The Brazilian corporate market is currently undergoing a phase of massive adoption of individual productivity assistants, such as Microsoft Copilot, ChatGPT Enterprise, and others. These tools are exceptional language engines for everyday tasks, such as drafting texts and summarizing meetings. However, there is a diagnostic error in management: believing that gaining speed at the individual level resolves the slowness of interdepartmental processes. The potential of these generic AIs is limited by a lack of connection to the specific history of each company area or department. Without an infrastructure that integrates the power of these models with proprietary data and real workflows, a company merely creates islands of agility in an ocean of bureaucracy. The challenge is not to discard these agents, but to integrate them into an intelligence layer that directs this power toward the strategic results of each area.
AskLisa Empowers Generic Agents in Two Layers
AskLisa acts as the transmission infrastructure that allows language models to operate upon the company's technical truth. Our technology empowers open AIs by applying a rigorous combination of language processing and the client’s documentary history through RAG (Retrieval-Augmented Generation) architecture. This operation occurs in two distinct layers: first, in automating end-user support by resolving immediate queries; second, in generating complex technical responses based on a curated and organized knowledge base. For one of our clients, this combination was the determining factor in automating 53% of the total volume of demands in a specific area. By delivering a structured and grounded technical response, we eliminate the need for senior specialists to perform manual screening or draft from scratch, ensuring zero hallucination and total data security in compliance with the LGPD (General Data Protection Law).

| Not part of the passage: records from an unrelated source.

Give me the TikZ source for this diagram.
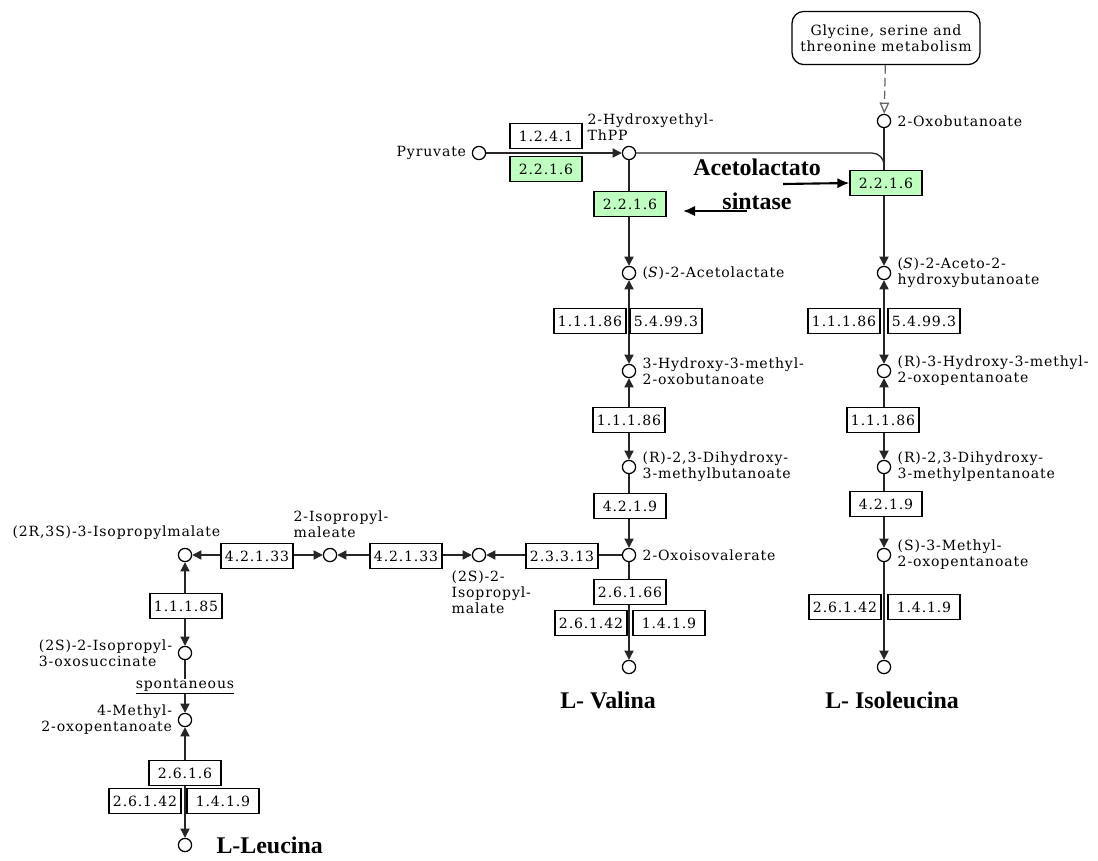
\documentclass[tikz,border=0pt]{standalone}
\usepackage{fontspec}
\setmainfont{Liberation Serif}
\newfontfamily\keggfont[LetterSpace=6]{DejaVu Serif}
\usepackage{tikz}
\usetikzlibrary{arrows.meta,shapes,positioning}
\definecolor{enzgreen}{RGB}{191,255,191}
\tikzset{
  cpd/.style={circle, draw, fill=white, line width=0.9pt, minimum size=3.3mm, inner sep=0pt},
  enz/.style={rectangle, draw, fill=white, line width=0.9pt, minimum width=1.8cm, minimum height=0.64cm, inner sep=1pt, font=\keggfont\fontsize{10}{12}\selectfont},
  enzg/.style={enz, fill=enzgreen},
  lbl/.style={font=\keggfont\fontsize{10}{11.5}\selectfont, inner sep=1pt, align=left},
  amino/.style={font=\bfseries\fontsize{17}{24}\selectfont, inner sep=0pt},
  rxn/.style={line width=0.9pt, draw=black!85}
}

\begin{document}
\begin{tikzpicture}[x=0.025cm, y=-0.025cm, >={Triangle[length=2.3mm,width=2.3mm]}]
        \useasboundingbox (0,0) rectangle (1098,861);

        % Compounds (small circles)
        \node[cpd] (pyr) at (479,153) {};
        \node[cpd] (thpp) at (629,153) {};
        \node[cpd] (oxb) at (884,121) {};
        \node[cpd] (acl) at (629,273) {};
        \node[cpd] (hmob) at (629,371) {};
        \node[cpd] (dhmb) at (629,467) {};
        \node[cpd] (oiv) at (629,555) {};
        \node[cpd] (val) at (629,667) {};
        \node[cpd] (ahb) at (884,273) {};
        \node[cpd] (hmop) at (884,371) {};
        \node[cpd] (dhmp) at (884,467) {};
        \node[cpd] (mop) at (884,555) {};
        \node[cpd] (ile) at (884,667) {};
        \node[cpd] (ipmS) at (479,555) {};
        \node[cpd] (ipml) at (330,555) {};
        \node[cpd] (ipmR) at (185,555) {};
        \node[cpd] (ioxs) at (185,653) {};
        \node[cpd] (mop4) at (185,720) {};
        \node[cpd] (leu) at (185,845) {};
        \coordinate (join) at (884,172);

        % Compound names
        \node[lbl, left=1mm of pyr] {Pyruvate};
        \node[lbl, anchor=west] at (586,127) {2-Hydroxyethyl-\\ThPP};
        \node[lbl, right=1.2mm of oxb] {2-Oxobutanoate};
        \node[lbl, right=1.2mm of acl] {(\textit{S})-2-Acetolactate};
        \node[lbl, right=1.2mm of hmob] {3-Hydroxy-3-methyl-\\2-oxobutanoate};
        \node[lbl, right=1.2mm of dhmb] {(R)-2,3-Dihydroxy-\\3-methylbutanoate};
        \node[lbl, right=1.2mm of oiv] {2-Oxoisovalerate};
        \node[lbl, right=1.2mm of ahb] {(\textit{S})-2-Aceto-2-\\hydroxybutanoate};
        \node[lbl, right=1.2mm of hmop] {(R)-3-Hydroxy-3-methyl-\\2-oxopentanoate};
        \node[lbl, right=1.2mm of dhmp] {(R)-2,3-Dihydroxy-\\3-methylpentanoate};
        \node[lbl, right=1.2mm of mop] {(S)-3-Methyl-\\2-oxopentanoate};
        \node[lbl, anchor=north west] at (450,569) {(2S)-2-\\Isopropyl-\\malate};
        \node[lbl, anchor=west] at (292,524) {2-Isopropyl-\\maleate};
        \node[lbl, anchor=east] at (222,533) {(2R,3S)-3-Isopropylmalate};
        \node[lbl, left=1mm of ioxs] {(2S)-2-Isopropyl-\\3-oxosuccinate};
        \node[lbl, align=right, left=1mm of mop4] {4-Methyl-\\2-oxopentanoate};

        % Glycine map link
        \node[draw, rounded corners=3mm, line width=0.9pt, lbl, align=center, minimum width=4.7cm, minimum height=1.33cm] (gly) at (886,38) {Glycine, serine and\\threonine metabolism};
        \draw[rxn, draw=black!60, dash pattern=on 6pt off 3pt, -{Triangle[open,length=2.8mm,width=2.4mm]}] (gly) -- (oxb);

        % Reactions
        \draw[rxn, ->] (pyr) -- (thpp);
        \draw[rxn, rounded corners=3mm] (thpp) -- (join |- thpp) -- (join);
        \draw[rxn, ->] (thpp) -- (acl);
        \draw[rxn, <->] (acl) -- (hmob);
        \draw[rxn, <->] (hmob) -- (dhmb);
        \draw[rxn, ->] (dhmb) -- (oiv);
        \draw[rxn, ->] (oiv) -- (val);
        \draw[rxn, ->] (oxb) -- (ahb);
        \draw[rxn, <->] (ahb) -- (hmop);
        \draw[rxn, <->] (hmop) -- (dhmp);
        \draw[rxn, ->] (dhmp) -- (mop);
        \draw[rxn, ->] (mop) -- (ile);
        \draw[rxn, ->] (oiv) -- (ipmS);
        \draw[rxn, <->] (ipmS) -- (ipml);
        \draw[rxn, <->] (ipml) -- (ipmR);
        \draw[rxn, <->] (ipmR) -- (ioxs);
        \draw[rxn, ->] (ioxs) -- node[lbl, fill=white, inner sep=0pt] {\underline{spontaneous}} (mop4);
        \draw[rxn, <->] (mop4) -- (leu);

        % Enzymes
        \node[enz] (e1241) at (546,136) {1.2.4.1};
        \node[enzg] (g1) at (546,169) {2.2.1.6};
        \node[enzg] (g2) at (630,204) {2.2.1.6};
        \node[enzg] (g3) at (886,183) {2.2.1.6};
        \node[enz] at (590,321) {1.1.1.86};
        \node[enz] at (666,321) {5.4.99.3};
        \node[enz] at (629,420) {1.1.1.86};
        \node[enz] at (630,506) {4.2.1.9};
        \node[enz] at (562,556) {2.3.3.13};
        \node[enz] at (406,556) {4.2.1.33};
        \node[enz] at (257,556) {4.2.1.33};
        \node[enz] at (630,592) {2.6.1.66};
        \node[enz] at (591,623) {2.6.1.42};
        \node[enz] at (669,623) {1.4.1.9};
        \node[enz] at (844,321) {1.1.1.86};
        \node[enz] at (924,321) {5.4.99.3};
        \node[enz] at (883,420) {1.1.1.86};
        \node[enz] at (886,504) {4.2.1.9};
        \node[enz] at (845,607) {2.6.1.42};
        \node[enz] at (924,607) {1.4.1.9};
        \node[enz] at (186,606) {1.1.1.85};
        \node[enz] at (185,773) {2.6.1.6};
        \node[enz] at (145,801) {2.6.1.42};
        \node[enz] at (223,801) {1.4.1.9};

        % Acetolactato sintase
        \node[amino, align=center] (als) at (757,184) {Acetolactato\\sintase};
        \coordinate (alsR) at (783,184);
        \coordinate (alsL) at (747,211);
        \coordinate (alsLtip) at (683,211);
        \draw[line width=1.5pt, -{Latex[length=3mm,width=2.6mm]}] (alsR) -- (g3.west);
        \draw[line width=1.5pt, -{Latex[length=3mm,width=2.6mm]}] (alsL) -- (alsLtip);

        % Amino acids
        \node[amino] at (608,700) {L- Valina};
        \node[amino] at (892,700) {L- Isoleucina};
        \node[amino, right=6mm of leu] {L-Leucina};
    \end{tikzpicture}
\end{document}
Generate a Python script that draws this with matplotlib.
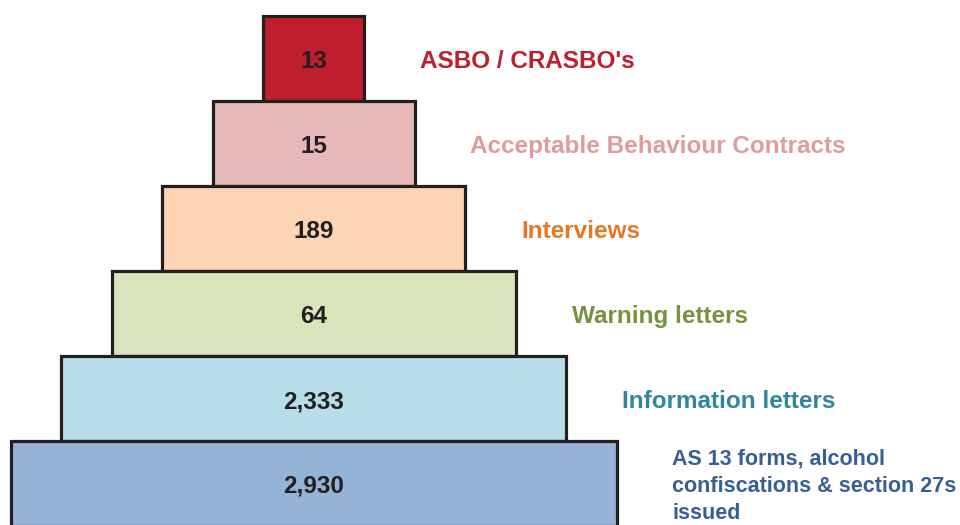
import matplotlib
matplotlib.use("Agg")
import matplotlib.pyplot as plt
from matplotlib.patches import Rectangle

categories = ["ASBO / CRASBO's", "Acceptable Behaviour Contracts", "Interviews",
              "Warning letters", "Information letters",
              "AS 13 forms, alcohol\nconfiscations & section 27s\nissued"]
values = ["13", "15", "189", "64", "2,333", "2,930"]
fill_colors = ["#BE1E2D", "#E6B9B8", "#FCD5B4", "#D8E4BC", "#B7DEE8", "#95B3D7"]
label_colors = ["#BE1E2D", "#DE9C9C", "#E87722", "#76923C", "#31859C", "#376092"]

plt.rcParams['font.family'] = ['Liberation Sans', 'DejaVu Sans']

fig = plt.figure(figsize=(9.6, 5.25), dpi=100)
ax = fig.add_axes([0, 0, 1, 1])
ax.set_xlim(0, 960)
ax.set_ylim(525, 0)
ax.axis('off')

cx = 313.5
top0 = 16
h = 85
half_step = 50.5
gap = 56

n = len(categories)
for i, (cat, val, fc, lc) in enumerate(zip(categories, values, fill_colors, label_colors)):
    half = half_step * (i + 1)
    top = top0 + i * h
    ax.add_patch(Rectangle((cx - half, top), 2 * half, h, facecolor=fc,
                           edgecolor="#231F20", linewidth=2.3, zorder=2 + i))
    ax.text(cx, top + h / 2 + 3, val, ha='center', va='center', fontsize=17.5,
            fontweight='bold', color="#231F20", zorder=10)
    last = (i == n - 1)
    ax.text(cx + half + gap, top + h / 2 + (3 if last else 3), cat, ha='left', va='center',
            fontsize=15.5 if last else 17.5, fontweight='bold', color=lc,
            linespacing=1.4, zorder=10)

fig.savefig("out.png", dpi=100)
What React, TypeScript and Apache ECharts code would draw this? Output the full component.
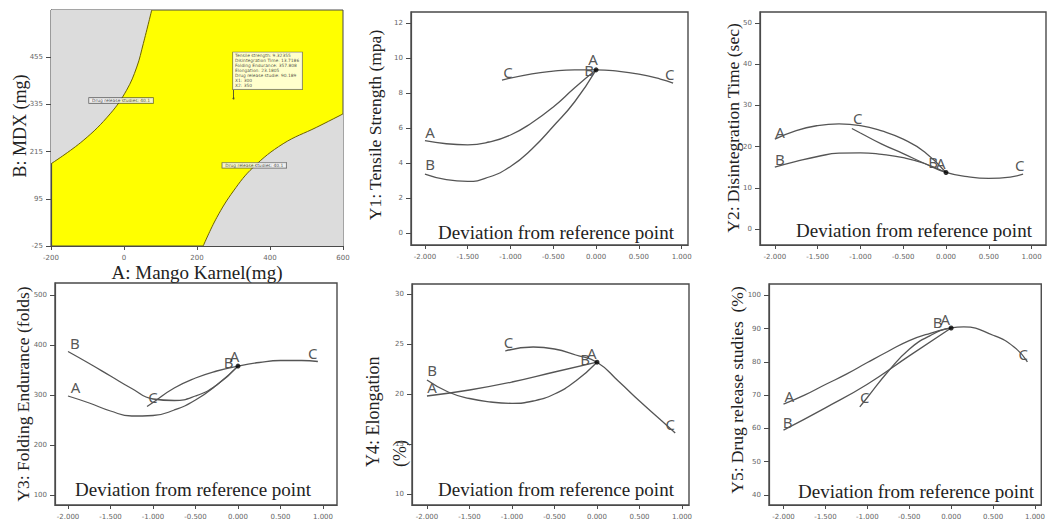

Local Productivity Does Not Guarantee Scale
The fragmentation of AI tools is highlighted by Gartner as one of the primary risks for corporate governance in 2026. The problem does not lie in the technology itself, but in its isolated use. When each employee uses an assistant to resolve specific demands without a unified database, the company loses the opportunity to transform individual knowledge into operational intelligence. Research from Economist Impact reinforces that real efficiency emerges when technology accelerates the workflow—the flow of information between the requester and the provider—and not just the typing speed of the executor. Without this structural connection and the use of a proprietary database, assistants remain convenience utilities, incapable of consistently reducing the Corporate SLA (Service Level Agreement).
Impact Through Workflow Integration
The empowerment of AI occurs when it ceases to be a "chat" and becomes an integral part of the operational process. A practical example is a Legal or HR department that receives hundreds of inquiries regarding internal policies or standard contracts. A standard assistant might help the professional draft a message, but AskLisa resolves the doubt directly for the requester by accessing the curated knowledge base and delivering the ready-made opinion in seconds. In AskLisa’s internal case study, this approach allowed for the end-to-end execution of the response flow without depending on human availability for repetitive tasks. Integration with platforms such as Teams, Slack, or Google ensures that this intelligence is where the work happens, eliminating "invisible work" and returning strategic time to the company's specialists.